Das Nachtvolk oder die Nachtschaar.

[77] Das Nachtvolk oder die Nachtschaar zeigt sich, wie der Name bezeichnet, nur bei Nacht, immer in Schaaren.

Es liebt bestimmte Wege und Stege, über welche es zieht. Gerne fährt es durch Kreuzgassen, Grat- und Kreuz-Tobel; aber auch einzelne unbewohnte Häuser und verlassene Alphütten sind seine beliebten Tummelplätze, Findet es sogar vier im Quadrate stehende Häuser, so fährt es nächtlicher Weile mit großer Vorliebe kreuz und quer zwischen denselben hin und her. – Auch ein Haus mit Vorder- und Hinterthüre ist das Augenmerk der Nachtschaar. Der Bewohner dieses Hauses muß beide Thüren des Nachts offen lassen, damit das Nachtvolk durchziehen kann; riegelt er aus Versehen eine derselben, machen die späten Gäste einen solchen Lärm, daß er gerne aufsteht, um den Paß zu öffnen. –

Durchgängig benimmt sich das Nachtvolk weit gesitteter, als das wüthende Heer. Es kommt und verschwindet mit Geräusch und Gesumme; oft sogar mit herrlicher Musik, je nach Bedeutung seiner Wanderung. Soll sein Kommen ein gutes Jahr anzeigen, bringt es Musik mit, steht aber Krieg oder Krankheit bevor, muß es tosend und lärmend sich zeigen.

Wuotan hat beim Nachtvolke nichts zu schaffen, er bleibt seinem wüthenden Heere getreu.

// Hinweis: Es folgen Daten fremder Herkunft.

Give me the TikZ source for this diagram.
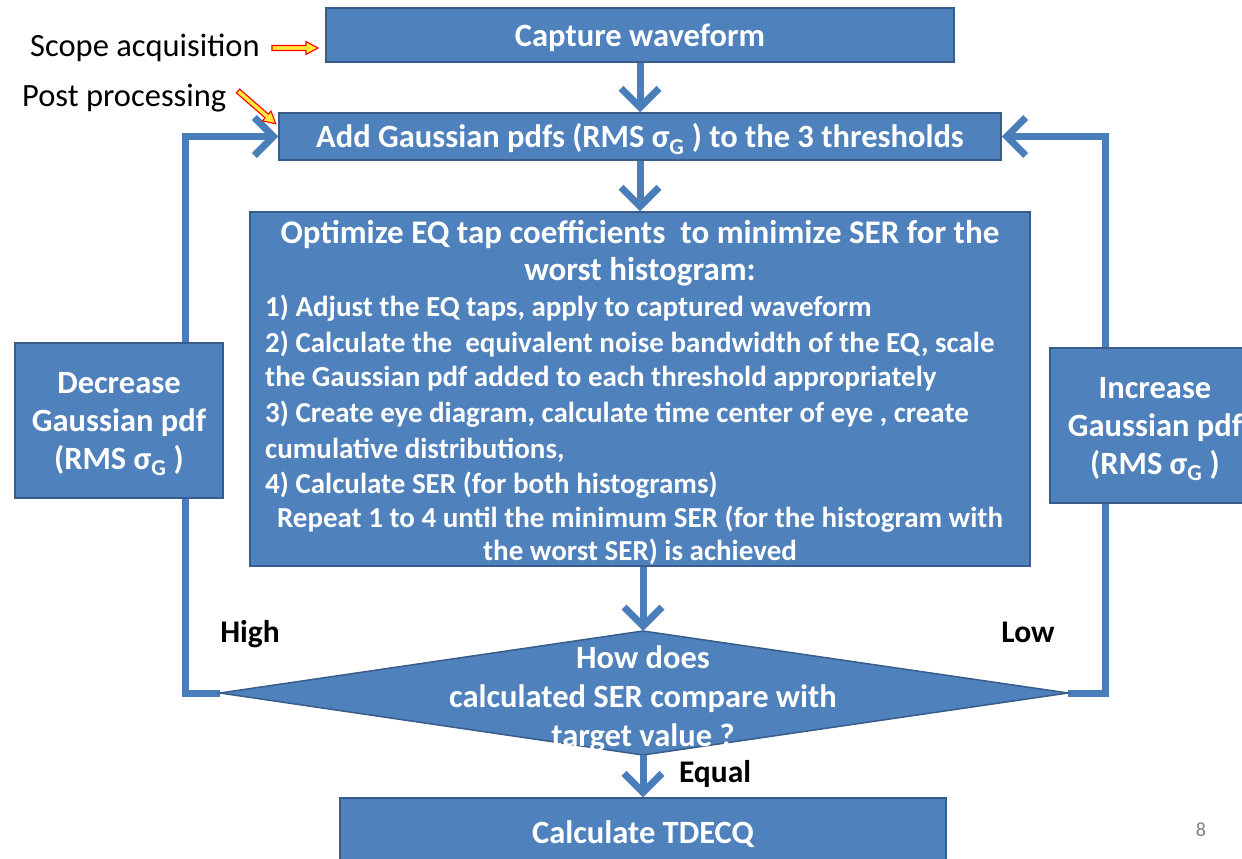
\documentclass[tikz,border=0pt]{standalone}
\usepackage{fontspec}
\setmainfont{Carlito}
\usetikzlibrary{arrows.meta}
\definecolor{boxblue}{HTML}{4F81BD}
\definecolor{boxedge}{HTML}{385D8A}
\definecolor{arrowblue}{HTML}{4A7EBB}
\definecolor{hlyellow}{HTML}{FFEB3B}
\begin{document}
\begin{tikzpicture}[x=1pt,y=-1pt,
  box/.style={draw=boxedge,line width=1.5pt,fill=boxblue,text=white,
    font=\bfseries\fontsize{32.5}{38}\selectfont,inner sep=0pt,align=center},
  flow/.style={draw=arrowblue,line width=7pt,-{Straight Barb[length=19pt,width=38pt]}},
  lbl/.style={font=\fontsize{32.5}{36}\selectfont,text=black,inner sep=0pt},
  blbl/.style={font=\bfseries\fontsize{31.5}{36}\selectfont,text=black,inner sep=0pt},
  wtxt/.style={text=white,font=\bfseries\fontsize{33}{36}\selectfont,inner sep=0pt},
  stxt/.style={text=white,font=\bfseries\fontsize{29}{34}\selectfont,inner sep=0pt},
  hl/.style={draw=red,fill=hlyellow,line width=1.1pt,line join=miter}]

\useasboundingbox (0,0) rectangle (1242,859);
\clip (0,0) rectangle (1242,859);
\fill[white] (0,0) rectangle (1242,859);

% boxes
\node[box,minimum width=628,minimum height=54] (cap) at (640,35) {};
\node[box,minimum width=722,minimum height=47] (add) at (640,136.5) {};
\node[box,minimum width=780,minimum height=354] (opt) at (640,389) {};
\node[wtxt,font=\bfseries\fontsize{32.5}{38}\selectfont] (capt) at (640,38) {Capture waveform};
\node[wtxt,font=\bfseries\fontsize{32.5}{38}\selectfont] (addt) at (640,139)
  {Add Gaussian pdfs (RMS σ\textsubscript{G} ) to the 3 thresholds};

% diamond
\coordinate (dl) at (220,693);
\coordinate (dr) at (1068,693);
\coordinate (dt) at (643,631);
\coordinate (db) at (643,755);
\coordinate (lc) at (185,693);
\coordinate (rc) at (1105,693);

\node[box,minimum width=606,minimum height=68] (tdecq) at (643,832) {};
\node[wtxt,font=\bfseries\fontsize{32.5}{38}\selectfont] (tdecqt) at (643,834) {Calculate TDECQ};

% feedback loops (behind side boxes)
\draw[flow] (dl) -- (lc) |- (add.west);
\draw[flow] (dr) -- (rc) |- (add.east);

\filldraw[fill=boxblue,draw=boxedge,line width=1.5pt] (dt) -- (dr) -- (db) -- (dl) -- cycle;
\node[wtxt,align=center,font=\bfseries\fontsize{32.5}{39}\selectfont] (q) at (643,699)
  {How does\\calculated SER compare with\\target value ?};

\node[box,minimum width=208,minimum height=155] (dec) at (119,420.5) {};
\node[box,minimum width=210,minimum height=155] (inc) at (1155,425.5) {};
\node[wtxt,align=center,font=\bfseries\fontsize{32.5}{38}\selectfont] (dect) at (119,424)
  {Decrease\\Gaussian pdf\\(RMS σ\textsubscript{G} )};
\node[wtxt,align=center,font=\bfseries\fontsize{32.5}{38}\selectfont] (inct) at (1155,429)
  {Increase\\Gaussian pdf\\(RMS σ\textsubscript{G} )};

% main flow arrows
\draw[flow] (cap.south) -- (add.north);
\draw[flow] (add.south) -- (opt.north);
\draw[flow] (opt.south -| dt) -- (dt);
\draw[flow] (db) -- (tdecq.north);

% optimize text
\node[wtxt] (o1) at (640,234) {Optimize EQ tap coefficients\ \ to minimize SER for the};
\node[wtxt] (o2) at (640,272) {worst histogram:};
\node[stxt,anchor=west] (o3) at (265,308) {1) Adjust the EQ taps, apply to captured waveform};
\node[stxt,anchor=west] (o4) at (265,344) {2) Calculate the\ \ equivalent noise bandwidth of the EQ, scale};
\node[stxt,anchor=west] (o5) at (265,379) {the Gaussian pdf added to each threshold appropriately};
\node[stxt,anchor=west] (o6) at (265,414) {3) Create eye diagram, calculate time center of eye , create};
\node[stxt,anchor=west] (o7) at (265,450) {cumulative distributions,};
\node[stxt,anchor=west] (o8) at (265,485) {4) Calculate SER (for both histograms)};
\node[stxt] (o9) at (640,519) {Repeat 1 to 4 until the minimum SER (for the histogram with};
\node[stxt] (o10) at (640,552) {the worst SER) is achieved};

% labels
\node[lbl,anchor=west] (scope) at (30,48) {Scope acquisition};
\node[lbl,anchor=west] (post) at (22,98) {Post processing};
\node[blbl] (high) at (250,634) {High};
\node[blbl] (low) at (1028,632) {Low};
\node[blbl] (equal) at (715,774) {Equal};
\node[font=\fontsize{20}{22}\selectfont,text=gray] (pg) at (1201,830) {8};

% highlighted pointer arrows
\begin{scope}[shift={(272,48)}]
  \filldraw[hl] (0,-2.5) -- (34,-2.5) -- (34,-6.5) -- (46,0) -- (34,6.5) -- (34,2.5) -- (0,2.5) -- cycle;
\end{scope}
\begin{scope}[shift={(238,91)},rotate=-41]
  \filldraw[hl] (0,-2.5) -- (38,-2.5) -- (38,-6.5) -- (50,0) -- (38,6.5) -- (38,2.5) -- (0,2.5) -- cycle;
\end{scope}
\end{tikzpicture}
\end{document}
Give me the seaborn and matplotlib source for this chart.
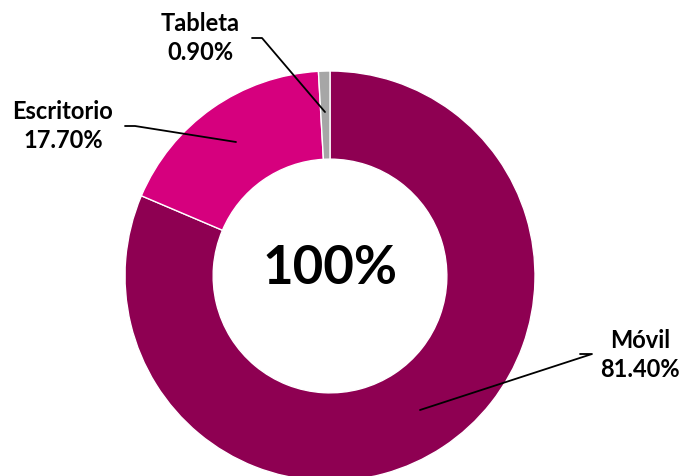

Es ist Eckard, der auch hier den Führer macht. Er eilt dem Zuge voraus, in der Hand einen weißen Stab, und räth Jedem, dem das Nachtvolk begegnet, rechts auszustellen und das rechteStrumpfband zu lüften. – Der Letzte im Nachtvolke führt ein Beil bei sich, womit er Jedem, der nicht rechts ausstellt, in's Knie schlägt.

Das Nachtvolk braust nur einen Schuh über dem Erdboden einher. Legt sich dann Einer, der ihm nicht mehr ausweichen konnte, auf den Boden und spreizt die Arme, so fährt das Nachtvolk über ihn hinweg, und ihm geschieht kein Leid; ein ungeheurer Luftzug ist es einzig, was ihn belästigt.


Die Sagen vom wüthenden Heere, vom Nachtvolke finden wir im Prätigau, in Schanfigg, auf Davos, im Oberlande, namentlich auf Obersaxen.

[77] Varianten der Sagen vom Nachtvolke in der Jeninser-Alp, am Obersaxen finden wir in Vorarlberger Sagen (vide Vonbun).


In der Sage vom entführten Sennen spielt das Nachtvolk als Windsbraut, in der Wanderung nach Einsiedeln finden wir Eckard den Führer allein.


Oft sind sowohl beim wüthenden Heere, als auch beim Nachtvolke zwei Züge, ein männlicher und ein weiblicher, die bald vereint, bald getrennt, die Gegend durchstreifen. Wie Wuotan beim wüthenden Heere und Eckard beim Nachtvolke die Führer sind, leiten Frau Holda und Berchta, die milden, freundlichen Göttinnen, auf einem mit zwei Katzen bespannten Wagen daher fahrend, den weiblichen Zug; seltsame Gestalten folgen auch hier der Führerin, es sind aber lauter Frauen und Kinder.

Ihr Umzug ist das Zeichen eines guten künftigen Jahres; bleiben sie aber aus, ist's ein Zeichen ihrer Ungunst, ihres Mißfallens und sicherlich sieht man dann einem bösen Jahre entgegen. – Hat das Nachtvolk Musik mitgebracht, und wird es von Holda's oder Berchta's Zug begleitet, so freut sich der Gläubige einer gesegneten Zukunft.

Quelle:
Jecklin, Dietrich: Volksthümliches aus Graubünden. 3 Teile, Zürich 1874, Chur 1876, Chur 1878 (Nachdruck Zürich: Olms, 1986), S. 77-78.